We sincerely apologize for the service disruption you experienced. We understand that any interruption to your service is unacceptable, and we take full responsibility for the impact this had on your operations.
What Happened
At 12:06 PM ET on June 1, our primary database server shut down unexpectedly. We restored the server to service as quickly as possible, and it was during that recovery process that the root cause of a single failed hard drive in the storage array revealed itself.
Root Cause
The incident was caused solely by the failure of a single hard drive within the storage array. There was no data loss due to the failure of this drive, and our system would usually handle this in the background, however the hardware faulted and we needed to hard reboot the system.

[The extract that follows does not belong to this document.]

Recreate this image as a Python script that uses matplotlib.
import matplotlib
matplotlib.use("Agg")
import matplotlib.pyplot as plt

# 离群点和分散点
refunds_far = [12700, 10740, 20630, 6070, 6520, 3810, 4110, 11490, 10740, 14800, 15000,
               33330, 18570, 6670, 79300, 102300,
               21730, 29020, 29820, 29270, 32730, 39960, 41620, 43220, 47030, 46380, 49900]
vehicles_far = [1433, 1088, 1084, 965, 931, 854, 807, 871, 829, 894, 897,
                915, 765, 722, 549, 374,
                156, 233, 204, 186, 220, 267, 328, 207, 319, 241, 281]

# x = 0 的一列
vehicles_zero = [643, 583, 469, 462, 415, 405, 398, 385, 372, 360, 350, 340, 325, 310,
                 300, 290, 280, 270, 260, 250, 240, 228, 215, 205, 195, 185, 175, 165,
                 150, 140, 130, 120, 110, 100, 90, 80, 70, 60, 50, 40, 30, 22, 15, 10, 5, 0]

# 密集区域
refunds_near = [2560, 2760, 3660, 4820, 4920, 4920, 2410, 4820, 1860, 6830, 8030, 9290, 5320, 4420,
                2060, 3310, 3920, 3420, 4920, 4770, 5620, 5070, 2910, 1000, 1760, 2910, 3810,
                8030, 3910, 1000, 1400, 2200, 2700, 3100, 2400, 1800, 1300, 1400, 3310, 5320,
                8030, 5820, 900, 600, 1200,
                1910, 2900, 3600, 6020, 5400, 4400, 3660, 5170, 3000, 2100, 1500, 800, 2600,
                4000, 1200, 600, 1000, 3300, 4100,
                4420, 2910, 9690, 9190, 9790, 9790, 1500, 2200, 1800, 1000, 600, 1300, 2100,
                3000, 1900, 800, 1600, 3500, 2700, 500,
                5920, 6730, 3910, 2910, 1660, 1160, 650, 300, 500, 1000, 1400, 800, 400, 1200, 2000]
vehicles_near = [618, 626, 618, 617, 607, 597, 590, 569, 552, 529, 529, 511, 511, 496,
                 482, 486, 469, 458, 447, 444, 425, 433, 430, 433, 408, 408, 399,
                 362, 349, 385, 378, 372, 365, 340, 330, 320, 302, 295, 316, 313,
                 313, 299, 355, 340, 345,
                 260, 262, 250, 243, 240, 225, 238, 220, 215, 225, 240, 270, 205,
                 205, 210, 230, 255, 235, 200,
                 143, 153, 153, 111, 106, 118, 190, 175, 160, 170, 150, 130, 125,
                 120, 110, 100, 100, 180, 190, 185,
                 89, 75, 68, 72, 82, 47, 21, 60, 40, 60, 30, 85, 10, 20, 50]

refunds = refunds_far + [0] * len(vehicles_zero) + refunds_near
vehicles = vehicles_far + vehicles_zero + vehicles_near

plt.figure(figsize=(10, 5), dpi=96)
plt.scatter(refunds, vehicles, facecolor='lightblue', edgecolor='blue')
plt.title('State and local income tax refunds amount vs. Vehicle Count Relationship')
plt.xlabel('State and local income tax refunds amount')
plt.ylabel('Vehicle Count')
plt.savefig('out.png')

After the reboot, we did a quick, but comprehensive analysis to confirm that no data loss occurred before bringing the database back online, to ensure the integrity of client data.
What We've Done
The failed drive has been replaced and the storage array is fully operational, with all redundant drives functioning normally.

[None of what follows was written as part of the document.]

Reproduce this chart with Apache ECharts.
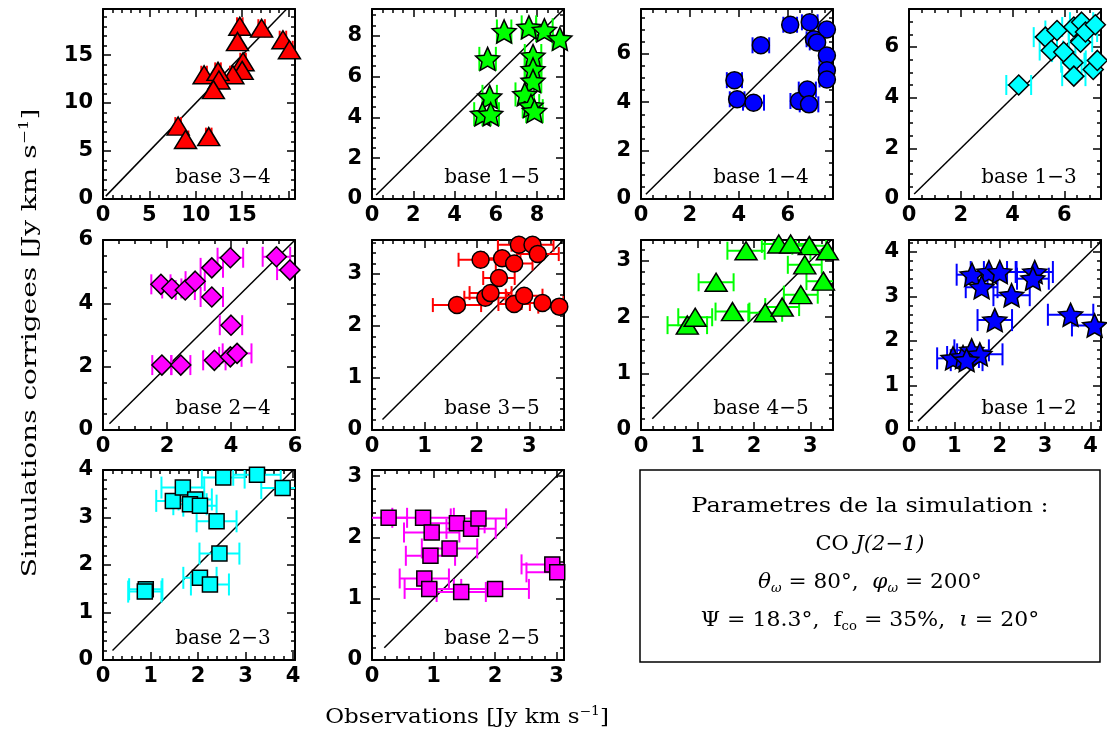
<!DOCTYPE html>
<html><head><meta charset="utf-8">
<script src="https://cdn.jsdelivr.net/npm/echarts@6/dist/echarts.min.js"></script>
<style>html,body{margin:0;padding:0;background:#fff}#c{width:1107px;height:734px}</style>
</head><body><div id="c"></div>
<script>
// ---------- data (observations, corrected simulations, x-errors) ----------
const base34_obs = [14.75, 17.1, 14.5, 19.4, 20.1, 15.1, 15.0, 14.0, 10.9, 12.4, 12.5, 11.9, 8.1, 8.9, 11.4];
const base34_sim = [18.0, 17.8, 16.4, 16.6, 15.55, 14.3, 13.4, 12.95, 12.95, 13.3, 12.4, 11.4, 7.6, 6.2, 6.5];
const base34_err = [0.3, 0.35, 0.3, 0.35, 0.35, 0.3, 0.3, 0.3, 0.3, 0.3, 0.3, 0.3, 0.3, 0.3, 0.3];

const base15_obs = [6.4, 7.6, 8.35, 9.1, 5.6, 7.8, 7.8, 7.8, 7.4, 5.7, 5.35, 5.75, 7.7, 7.87];
const base15_sim = [8.2, 8.4, 8.26, 7.84, 6.86, 7.0, 6.34, 5.77, 5.12, 5.0, 4.15, 4.15, 4.55, 4.3];
const base15_err = [0.35, 0.35, 0.4, 0.35, 0.4, 0.4, 0.4, 0.4, 0.45, 0.35, 0.4, 0.4, 0.4, 0.4];

const base14_obs = [6.1, 6.9, 7.6, 7.07, 7.2, 4.9, 7.6, 7.6, 7.6, 3.82, 3.93, 4.6, 6.46, 6.8, 6.87];
const base14_sim = [7.2, 7.3, 7.0, 6.6, 6.47, 6.35, 5.93, 5.32, 4.94, 4.91, 4.12, 3.98, 4.05, 4.52, 3.91];
const base14_err = [0.28, 0.32, 0.3, 0.3, 0.3, 0.34, 0.3, 0.3, 0.3, 0.31, 0.3, 0.43, 0.35, 0.35, 0.38];

const base13_obs = [4.24, 5.27, 5.72, 5.5, 5.98, 6.37, 6.67, 6.63, 6.82, 7.2, 6.33, 6.37, 7.12, 7.28];
const base13_sim = [4.5, 6.39, 6.65, 5.86, 5.8, 6.79, 6.98, 6.19, 6.59, 6.88, 5.38, 4.85, 5.11, 5.47];
const base13_err = [0.48, 0.45, 0.45, 0.45, 0.45, 0.45, 0.45, 0.45, 0.45, 0.45, 0.45, 0.45, 0.45, 0.45];

const base24_obs = [1.81, 2.15, 2.57, 2.88, 3.4, 3.98, 5.42, 5.84, 3.4, 4.0, 1.84, 2.43, 3.48, 3.98, 4.19];
const base24_sim = [4.6, 4.47, 4.42, 4.7, 5.12, 5.44, 5.47, 5.05, 4.2, 3.31, 2.05, 2.05, 2.2, 2.31, 2.42];
const base24_err = [0.3, 0.3, 0.3, 0.3, 0.35, 0.4, 0.43, 0.4, 0.35, 0.35, 0.3, 0.3, 0.35, 0.35, 0.45];

const base35_obs = [1.62, 2.16, 2.26, 2.07, 2.48, 2.42, 2.71, 2.8, 3.06, 3.16, 2.71, 2.9, 3.25, 3.57];
const base35_sim = [2.4, 2.54, 2.63, 3.27, 3.3, 2.92, 3.2, 3.56, 3.56, 3.38, 2.42, 2.58, 2.44, 2.37];
const base35_err = [0.46, 0.4, 0.4, 0.42, 0.35, 0.3, 0.35, 0.4, 0.4, 0.4, 0.3, 0.35, 0.4, 0.4];

const base45_obs = [0.82, 0.96, 1.33, 1.62, 1.86, 2.2, 2.5, 2.44, 2.83, 2.9, 2.98, 3.23, 3.3, 2.65];
const base45_sim = [1.86, 2.0, 2.62, 2.1, 3.18, 2.08, 2.18, 3.3, 2.4, 2.93, 3.27, 2.64, 3.18, 3.3];
const base45_err = [0.35, 0.3, 0.31, 0.3, 0.33, 0.3, 0.3, 0.3, 0.3, 0.3, 0.3, 0.3, 0.3, 0.3];

const base12_obs = [1.39, 1.76, 2.0, 1.6, 2.26, 2.77, 2.73, 1.89, 3.56, 4.09, 0.97, 1.19, 1.38, 1.56, 1.27];
const base12_sim = [3.49, 3.55, 3.55, 3.21, 3.03, 3.55, 3.4, 2.47, 2.59, 2.35, 1.61, 1.64, 1.79, 1.7, 1.57];
const base12_err = [0.34, 0.4, 0.35, 0.35, 0.4, 0.4, 0.35, 0.38, 0.5, 0.5, 0.35, 0.35, 0.38, 0.5, 0.35];

const base23_obs = [1.47, 1.68, 1.94, 1.83, 2.04, 2.53, 3.24, 3.78, 2.39, 2.45, 2.04, 2.25, 0.9, 0.88];
const base23_sim = [3.35, 3.63, 3.38, 3.28, 3.25, 3.84, 3.9, 3.62, 2.92, 2.24, 1.73, 1.59, 1.49, 1.44];
const base23_err = [0.35, 0.45, 0.35, 0.35, 0.35, 0.45, 0.5, 0.45, 0.42, 0.42, 0.35, 0.4, 0.35, 0.35];

const base25_obs = [0.27, 0.83, 0.97, 1.38, 1.61, 1.73, 1.26, 0.95, 0.85, 0.93, 1.45, 2.0, 2.93, 3.01];
const base25_sim = [2.32, 2.32, 2.08, 2.23, 2.14, 2.31, 1.82, 1.7, 1.33, 1.16, 1.11, 1.16, 1.56, 1.43];
const base25_err = [0.3, 0.5, 0.45, 0.45, 0.4, 0.45, 0.45, 0.4, 0.4, 0.4, 0.4, 0.55, 0.5, 0.5];

// ---------- panel labels and axis scales ----------
const baseLabels = ['base 3\u22124','base 1\u22125','base 1\u22124','base 1\u22123','base 2\u22124','base 3\u22125','base 4\u22125','base 1\u22122','base 2\u22123','base 2\u22125'];
const axisMaxX  = [20.7, 9.3, 7.85, 7.42, 6, 3.66, 3.4, 4.23, 4.04, 3.12];
const axisMaxY  = [19.8, 9.3, 7.85, 7.5, 6, 3.65, 3.37, 4.27, 4.0, 3.1];
const majorStep = [5, 2, 2, 2, 2, 1, 1, 1, 1, 1];
const minorStep = [1, 0.5, 0.5, 0.5, 0.5, 0.2, 0.2, 0.2, 0.2, 0.2];
const lastXLabel = [15, 8, 6, 6, 6, 3, 3, 4, 4, 3];   // largest labelled x tick

const obsList = [base34_obs, base15_obs, base14_obs, base13_obs, base24_obs, base35_obs, base45_obs, base12_obs, base23_obs, base25_obs];
const simList = [base34_sim, base15_sim, base14_sim, base13_sim, base24_sim, base35_sim, base45_sim, base12_sim, base23_sim, base25_sim];
const errList = [base34_err, base15_err, base14_err, base13_err, base24_err, base35_err, base45_err, base12_err, base23_err, base25_err];

// ---------- styles / layout ----------
const STAR = 'path://M0,-100 L28,-38 L95.1,-30.9 L45,14.6 L58.8,80.9 L0,48 L-58.8,80.9 L-45,14.6 L-95.1,-30.9 L-28,-38 Z';
const markerColor = ['#ff0000','#00ff00','#0000ff','#00ffff','#ff00ff','#ff0000','#00ff00','#0000ff','#00ffff','#ff00ff'];
const markerSymbol = ['triangle', STAR, 'circle', 'diamond', 'diamond', 'circle', 'triangle', STAR, 'rect', 'rect'];
const markerSize = [[22,18], [24,23], 17, [20,20], [20,20], 17, [22,18], [24,23], 15, 15];
const capHalf = [9, 12, 8, 10, 10, 7, 9, 11, 11, 10];
const diagStart = [0.3, 0.2, 0.2, 0.2, 0.2, 0.2, 0.2, 0.2, 0.2, 0.2];
const colLeft = [103, 372, 641, 909], rowTop = [9, 240, 470], W = 192, H = 190;
const SERIF = '"DejaVu Serif", serif';

function mkAxis(i, pos, maj, dim) {
  const max = dim === 'x' ? axisMaxX[i] : axisMaxY[i];
  const step = maj ? majorStep[i] : minorStep[i];
  const labelled = maj && (pos === 'bottom' || pos === 'left');
  const q = max / majorStep[i];
  const lim = dim === 'x' ? lastXLabel[i] : Infinity;
  return {
    type: 'value', gridIndex: i, position: pos, min: 0, max: max, interval: step,
    axisLine: {show: maj, onZero: false, lineStyle: {color: '#000', width: 2}},
    axisTick: {show: true, inside: true, length: maj ? 8 : 4, lineStyle: {color: '#000', width: 1.5}},
    axisLabel: {show: labelled, showMaxLabel: Math.abs(q - Math.round(q)) < 1e-6, showMinLabel: true,
      color: '#000', fontFamily: '"DejaVu Sans", sans-serif', fontWeight: 'bold', fontSize: 21,
      margin: dim === 'x' ? 6 : 10, hideOverlap: false,
      formatter: v => (v > lim + 1e-9 ? '' : String(v))},
    splitLine: {show: false}, minorTick: {show: false}, minorSplitLine: {show: false}, splitArea: {show: false}
  };
}

function errRender(capH, color) {
  return function (params, api) {
    const x = api.value(0), y = api.value(1), e = api.value(2);
    const p0 = api.coord([x - e, y]), p1 = api.coord([x + e, y]);
    const st = {stroke: color, lineWidth: 2};
    return {type: 'group', children: [
      {type: 'line', shape: {x1: p0[0], y1: p0[1], x2: p1[0], y2: p1[1]}, style: st},
      {type: 'line', shape: {x1: p0[0], y1: p0[1] - capH, x2: p0[0], y2: p0[1] + capH}, style: st},
      {type: 'line', shape: {x1: p1[0], y1: p1[1] - capH, x2: p1[0], y2: p1[1] + capH}, style: st}
    ]};
  };
}

const option = {animation: false, backgroundColor: '#fff', grid: [], xAxis: [], yAxis: [], series: [], graphic: []};

for (let i = 0; i < 10; i++) {
  const r = Math.floor(i / 4), c = i % 4;
  option.grid.push({left: colLeft[c], top: rowTop[r], width: W, height: H, show: false});
  ['bottom', 'top'].forEach(pos => [true, false].forEach(maj => option.xAxis.push(mkAxis(i, pos, maj, 'x'))));
  ['left', 'right'].forEach(pos => [true, false].forEach(maj => option.yAxis.push(mkAxis(i, pos, maj, 'y'))));
  const ax = 4 * i;
  const e = Math.min(axisMaxX[i], axisMaxY[i]);
  option.series.push({type: 'line', xAxisIndex: ax, yAxisIndex: ax, data: [[diagStart[i], diagStart[i]], [e, e]],
    symbol: 'none', lineStyle: {color: '#000', width: 1.5}, silent: true, z: 2});
  option.series.push({type: 'custom', xAxisIndex: ax, yAxisIndex: ax, clip: true, z: 3, silent: true,
    renderItem: errRender(capHalf[i], markerColor[i]), encode: {x: 0, y: 1},
    data: obsList[i].map((x, k) => [x, simList[i][k], errList[i][k]])});
  option.series.push({type: 'scatter', xAxisIndex: ax, yAxisIndex: ax, z: 4, silent: true,
    symbol: markerSymbol[i], symbolSize: markerSize[i],
    itemStyle: {color: markerColor[i], borderColor: '#000', borderWidth: 1.5, opacity: 1},
    data: obsList[i].map((x, k) => [x, simList[i][k]])});
  option.graphic.push({type: 'text', x: colLeft[c] + 120, y: rowTop[r] + 169, z: 10,
    style: {text: baseLabels[i], font: '20px ' + SERIF, fill: '#000', align: 'center', verticalAlign: 'middle'}});
}

const richBase = {
  a: {fontFamily: SERIF, fontSize: 20, lineHeight: 26, color: '#000'},
  i: {fontFamily: SERIF, fontSize: 20, lineHeight: 26, fontStyle: 'italic', color: '#000'},
  sub: {fontFamily: SERIF, fontSize: 12, lineHeight: 14, padding: [12, 0, 0, 0], color: '#000'},
  si: {fontFamily: SERIF, fontSize: 12, lineHeight: 14, padding: [12, 0, 0, 0], fontStyle: 'italic', color: '#000'},
  sup: {fontFamily: SERIF, fontSize: 12, lineHeight: 14, padding: [0, 0, 12, 0], color: '#000'}
};
function rtext(txt, x, y, sx, rot) {
  return {type: 'text', x: x, y: y, scaleX: sx, rotation: rot || 0, z: 10,
    style: {text: txt, rich: richBase, align: 'center', verticalAlign: 'middle', fill: '#000'}};
}

// info box
option.graphic.push({type: 'rect', shape: {x: 640, y: 470, width: 460, height: 192},
  style: {fill: 'none', stroke: '#000', lineWidth: 1.5}, z: 10});
option.graphic.push(rtext('{a|Parametres de la simulation :}', 870, 507, 1.2));
option.graphic.push(rtext('{a|CO }{i|J(2\u22121)}', 870, 545, 1.05));
option.graphic.push(rtext('{i|\u03b8}{si|\u03c9}{a| = 80\u00b0,  }{i|\u03c6}{si|\u03c9}{a| = 200\u00b0}', 870, 583, 1.08));
option.graphic.push(rtext('{a|\u03a8 = 18.3\u00b0,  f}{sub|co}{a| = 35%,  }{i|\u03b9}{a| = 20\u00b0}', 870, 621, 1.1));

// axis titles
option.graphic.push(rtext('{a|Observations [Jy km s}{sup|\u22121}{a|]}', 467, 718, 1.15));
option.graphic.push(rtext('{a|Simulations corrigees [Jy km s}{sup|\u22121}{a|]}', 31, 343, 1.4, Math.PI / 2));

const chart = echarts.init(document.getElementById('c'), null, {renderer: 'canvas'});
chart.setOption(option);
</script></body></html>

We performed a comprehensive analysis of the primary and secondary database servers and ruled out any issues with any other hardware components. We verified that the Mean Time to Data Loss (MTTDL) of the remaining drives in the array are well within acceptable tolerances.
Our Commitment to You
We are committed to the reliability of your service and will continue to closely monitor the health of this infrastructure. You have our assurance that the server is stable and operating normally.